Cohan needed that because he had an "unusual tax situation, a negative balance," Mixson says. Cohan was audited by the IRS and told he owed $350 million, which is "more than he got selling the company," Mixson says.

In the end, Cohan paid the IRS less than the $350 million, but still more than the sale price— about $281.8 million in taxes, penalties, fees and interests, according to the order. Cohan was $80 million in the hole and Bondurant, on his behalf, sued KPMG, presenting what Mixson says was a "relatively novel theory of damages."

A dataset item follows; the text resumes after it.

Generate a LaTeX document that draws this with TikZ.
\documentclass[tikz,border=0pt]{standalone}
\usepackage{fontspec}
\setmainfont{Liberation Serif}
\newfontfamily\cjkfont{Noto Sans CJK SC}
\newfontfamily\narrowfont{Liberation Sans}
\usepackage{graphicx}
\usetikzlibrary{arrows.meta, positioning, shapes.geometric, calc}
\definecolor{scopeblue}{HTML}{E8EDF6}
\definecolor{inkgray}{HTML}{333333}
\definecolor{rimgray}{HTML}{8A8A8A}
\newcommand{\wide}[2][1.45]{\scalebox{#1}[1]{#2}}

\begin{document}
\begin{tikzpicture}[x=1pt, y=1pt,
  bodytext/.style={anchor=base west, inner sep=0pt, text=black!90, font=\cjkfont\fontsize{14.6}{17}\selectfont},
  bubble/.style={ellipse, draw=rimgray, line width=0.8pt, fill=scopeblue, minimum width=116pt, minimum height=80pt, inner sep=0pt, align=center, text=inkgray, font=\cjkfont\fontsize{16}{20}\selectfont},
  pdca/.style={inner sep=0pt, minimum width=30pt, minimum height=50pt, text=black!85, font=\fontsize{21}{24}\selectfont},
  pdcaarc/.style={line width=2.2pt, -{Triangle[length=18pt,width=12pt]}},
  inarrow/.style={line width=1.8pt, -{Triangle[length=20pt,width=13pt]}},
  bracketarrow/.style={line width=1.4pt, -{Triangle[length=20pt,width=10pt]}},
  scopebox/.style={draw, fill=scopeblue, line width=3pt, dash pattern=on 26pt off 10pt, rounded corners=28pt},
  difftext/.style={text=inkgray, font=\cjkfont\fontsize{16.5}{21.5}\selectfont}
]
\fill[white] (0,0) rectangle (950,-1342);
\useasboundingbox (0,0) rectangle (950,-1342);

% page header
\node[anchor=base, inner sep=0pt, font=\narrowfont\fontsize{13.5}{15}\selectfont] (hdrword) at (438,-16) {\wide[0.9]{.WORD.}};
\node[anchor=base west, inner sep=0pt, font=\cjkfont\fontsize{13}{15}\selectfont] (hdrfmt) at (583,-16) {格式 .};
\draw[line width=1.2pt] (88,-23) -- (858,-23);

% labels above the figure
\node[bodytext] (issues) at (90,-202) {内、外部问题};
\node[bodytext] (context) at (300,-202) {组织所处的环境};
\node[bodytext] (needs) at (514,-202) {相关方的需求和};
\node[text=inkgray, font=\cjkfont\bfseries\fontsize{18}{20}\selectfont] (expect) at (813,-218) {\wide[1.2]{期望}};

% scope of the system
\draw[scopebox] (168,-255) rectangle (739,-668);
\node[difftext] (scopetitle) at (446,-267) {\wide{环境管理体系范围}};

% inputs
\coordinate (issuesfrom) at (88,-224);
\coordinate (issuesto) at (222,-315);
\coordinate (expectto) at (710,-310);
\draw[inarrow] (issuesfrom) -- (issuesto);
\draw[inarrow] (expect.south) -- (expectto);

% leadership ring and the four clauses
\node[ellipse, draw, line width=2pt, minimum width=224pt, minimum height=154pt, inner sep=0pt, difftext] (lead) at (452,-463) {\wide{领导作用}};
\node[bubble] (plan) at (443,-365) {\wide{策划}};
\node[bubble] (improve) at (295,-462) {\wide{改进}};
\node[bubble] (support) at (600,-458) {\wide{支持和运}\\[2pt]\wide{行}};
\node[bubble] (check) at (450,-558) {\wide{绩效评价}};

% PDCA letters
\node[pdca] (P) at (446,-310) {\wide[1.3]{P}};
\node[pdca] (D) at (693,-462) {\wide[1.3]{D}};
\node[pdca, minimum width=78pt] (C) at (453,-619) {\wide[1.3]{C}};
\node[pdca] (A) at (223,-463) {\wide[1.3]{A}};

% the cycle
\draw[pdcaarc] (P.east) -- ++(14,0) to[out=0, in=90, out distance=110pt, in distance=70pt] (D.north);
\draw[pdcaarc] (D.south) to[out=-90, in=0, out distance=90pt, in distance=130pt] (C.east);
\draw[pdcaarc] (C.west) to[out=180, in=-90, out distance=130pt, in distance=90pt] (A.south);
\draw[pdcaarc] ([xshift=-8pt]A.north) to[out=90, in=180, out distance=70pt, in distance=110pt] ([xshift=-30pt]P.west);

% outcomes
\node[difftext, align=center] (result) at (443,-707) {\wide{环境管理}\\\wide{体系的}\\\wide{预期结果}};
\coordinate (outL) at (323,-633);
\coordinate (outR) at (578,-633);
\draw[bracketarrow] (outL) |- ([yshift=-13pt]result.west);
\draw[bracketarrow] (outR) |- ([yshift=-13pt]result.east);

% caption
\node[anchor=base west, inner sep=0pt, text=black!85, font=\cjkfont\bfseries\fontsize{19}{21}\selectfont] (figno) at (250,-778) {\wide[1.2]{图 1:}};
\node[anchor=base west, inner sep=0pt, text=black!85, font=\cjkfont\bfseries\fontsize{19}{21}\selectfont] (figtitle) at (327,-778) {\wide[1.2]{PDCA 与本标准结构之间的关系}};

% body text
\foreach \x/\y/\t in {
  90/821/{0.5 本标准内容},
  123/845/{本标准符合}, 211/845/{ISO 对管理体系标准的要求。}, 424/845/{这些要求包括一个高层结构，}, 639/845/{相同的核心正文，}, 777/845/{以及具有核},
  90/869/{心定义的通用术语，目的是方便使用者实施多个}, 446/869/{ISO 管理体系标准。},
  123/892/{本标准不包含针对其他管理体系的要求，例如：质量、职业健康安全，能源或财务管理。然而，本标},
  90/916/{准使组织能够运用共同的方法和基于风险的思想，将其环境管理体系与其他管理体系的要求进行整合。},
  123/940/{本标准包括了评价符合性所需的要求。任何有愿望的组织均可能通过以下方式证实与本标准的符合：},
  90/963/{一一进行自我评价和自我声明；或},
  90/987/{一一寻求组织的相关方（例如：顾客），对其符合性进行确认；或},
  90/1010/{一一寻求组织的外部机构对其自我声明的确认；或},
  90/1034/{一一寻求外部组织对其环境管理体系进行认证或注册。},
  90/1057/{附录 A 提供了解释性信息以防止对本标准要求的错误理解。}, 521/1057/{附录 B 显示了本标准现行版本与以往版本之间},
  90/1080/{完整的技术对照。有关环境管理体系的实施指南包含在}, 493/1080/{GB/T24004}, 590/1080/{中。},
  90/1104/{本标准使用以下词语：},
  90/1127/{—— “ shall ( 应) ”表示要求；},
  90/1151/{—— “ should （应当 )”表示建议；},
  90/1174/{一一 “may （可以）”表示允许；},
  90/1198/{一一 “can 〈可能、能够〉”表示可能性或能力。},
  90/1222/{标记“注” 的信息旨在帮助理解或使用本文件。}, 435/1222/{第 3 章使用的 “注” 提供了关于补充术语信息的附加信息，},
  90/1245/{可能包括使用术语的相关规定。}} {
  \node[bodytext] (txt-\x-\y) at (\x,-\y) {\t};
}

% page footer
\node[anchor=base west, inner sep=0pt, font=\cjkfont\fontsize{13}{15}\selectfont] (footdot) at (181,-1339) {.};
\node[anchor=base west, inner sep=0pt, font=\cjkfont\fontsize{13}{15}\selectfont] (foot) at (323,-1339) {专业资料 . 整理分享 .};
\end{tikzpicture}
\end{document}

Mixson's argument was that if KPMG had told Cohan the truth about the legitimacy of the tax shelters, he wouldn't have sold the company, which was generating about $20 million in cash a year. Expert testimony said the company was worth close to $500 million. "If you think about it, it was pretty easy to prove that he wouldn't have sold the company because only an idiot would sell a company that you would end up paying $80 million more in taxes," Mixson says. "And Chris Cohan is not an idiot."

Again, says Lowrey, the argument was "so simple. I promise you that no other lawyer would have looked at that case and come up with that model of damages. They would have gone with the models of damages used in the past."

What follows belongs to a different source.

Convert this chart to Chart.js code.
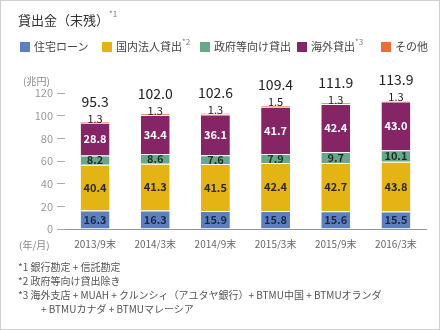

"Mickey is a triple A-rated litigator with his wisdom, character and work ethic," says Cohan. "My case was complex and he quickly grasped all the issues. I came across the country to have him and his firm represent me and he did a fantastic job going up again some very, very large opposition."

Mixson's team, he says, wanted to show that the company was worth a bunch of money and he lost it. "And then someone said 'Isn't that the damages?' And that's what differentiates this case from all the others. There had been 40 or 50 cases against KPMG and none had those facts."

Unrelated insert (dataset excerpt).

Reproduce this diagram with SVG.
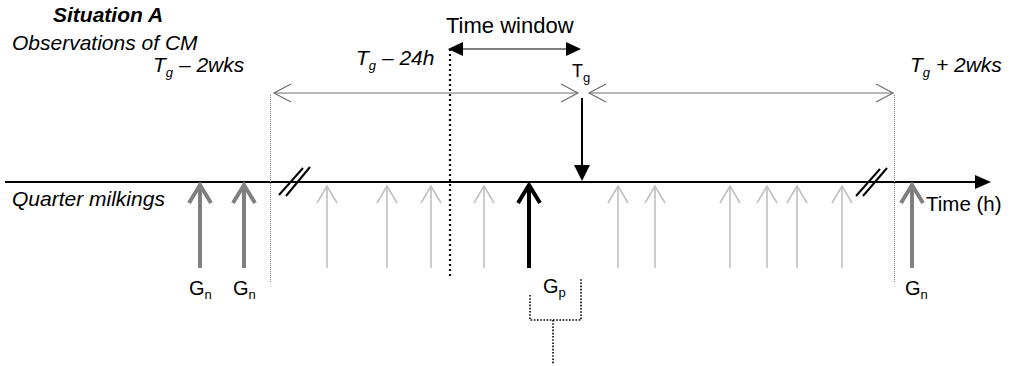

Cohan agrees that Mixson doesn't let anything sidetrack his laser focus. Opposing counsel requested mediation and Mixson walked in and apologized to the mediator, saying he was sorry, but this mediation was a waste of time.

"He just knows his stuff," Cohan says. "He told me the other side wasn't serious and that they were going to lowball me and try to make me uncomfortable. He said our case was fantastic and it was going to be a waste of time."

After a day of fruitless mediation, Mixson told the mediator, 'I told you it was going to be a waste of a day and your time and mine,' Cohan recalls.

In the end, Lowrey says, the firm strives to "take each case to its simplest issue, to find the theme within the law, the facts, the documents and testimony that makes it all make sense."